On chemical weapons, then? “Substantiated by intelligence information.”

On weapons of mass destruction overall (a separate section of the intelligence committee report)? “Generally substantiated by intelligence information.” Delivery vehicles such as ballistic missiles? “Generally substantiated by available intelligence.” Unmanned aerial vehicles that could be used to deliver WMDs? “Generally substantiated by intelligence information.”

In some ways Hiatt is making a legitimate point. Plenty of the opponents of the war have stated in the past that there were some reasons to believe that Saddam may have been sitting on stockpiles of WMDs. Whether the intelligence on Saddam’s possession of such weapons was right or wrong is now, five years later, completely irrelevant. The issue was never what weapons Saddam may have been storing, but what threat he presented to the United States and whether that threat was urgent enough to warrant the saturation-bombing and occupation of a country that never attacked us. On these questions the report is very clear:

–Statements and implications by the President and Secretary of State suggesting that Iraq and al-Qa’ida had a partnership, or that Iraq had provided al-Qa’ida with weapons training, were not substantiated by the intelligence.

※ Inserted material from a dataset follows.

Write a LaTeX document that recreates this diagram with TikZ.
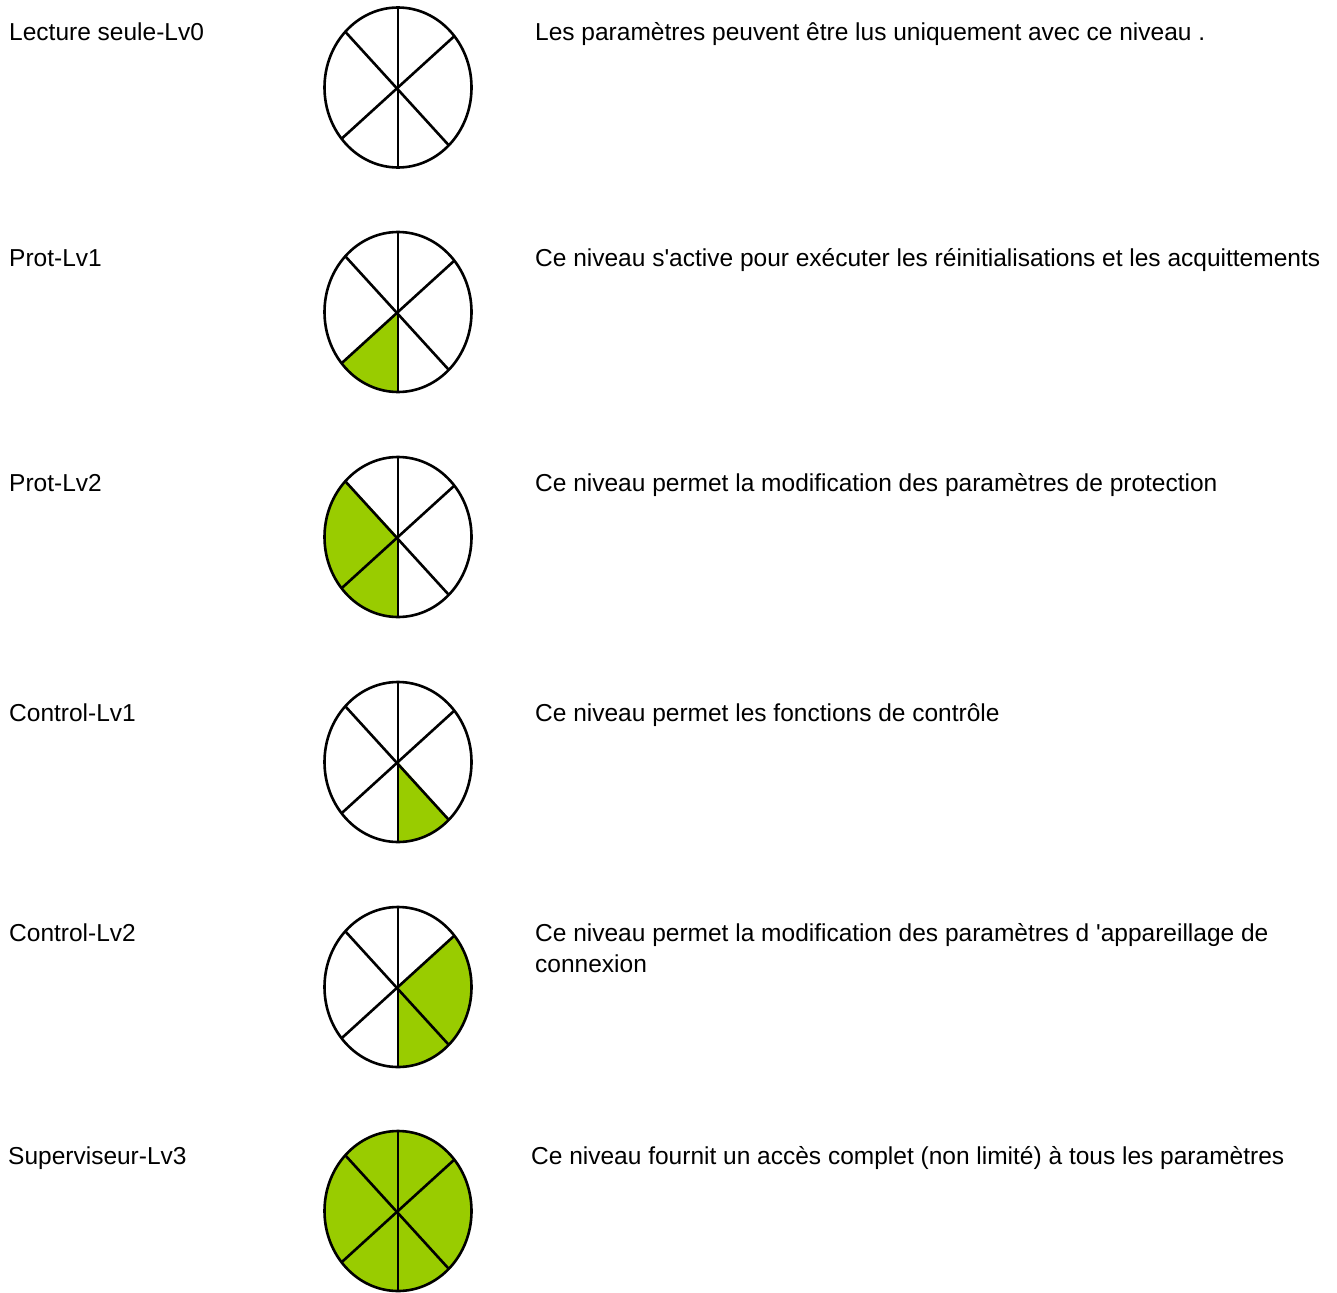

–Statements by the President and the Vice President indicating that Saddam Hussein was prepared to give weapons of mass destruction to terrorist groups for attacks against the United States were contradicted by available intelligence information.

–Statements by President Bush and Vice President Cheney regarding the postwar situation in Iraq, in terms of the political, security, and economic, did not reflect the concerns and uncertainties expressed in the intelligence products.

–Statements by the President and Vice President prior to the October 2002 National Intelligence Estimate regarding Iraq’s chemical weapons production capability and activities did not reflect the intelligence community’s uncertainties as to whether such production was ongoing.

–The Secretary of Defense’s statement that the Iraqi government operated underground WMD facilities that were not vulnerable to conventional airstrikes because they were underground and deeply buried was not substantiated by available intelligence information.

–The Intelligence Community did not confirm that Muhammad Atta met an Iraqi intelligence officer in Prague in 2001 as the Vice President repeatedly claimed.

Hiatt is not all wrong. He is correct when he asserts that, on the question of Saddam’s future intentions, it is the type of question that is not answerable by intelligence reports alone, but rather it is a “question of judgment that politicians are expected to make.” Whether the President’s judgment was sound is at least debatable. What is not debatable is that post-war intelligence studies have cast serious doubts on the sincerity of statements made by Bush, Cheney, Rumsfeld, and many others in the months leading up to military strikes on Iraq. Hiatt would rather distract readers from this fact than analyze the report honestly, and in so doing, he does them a great disservice.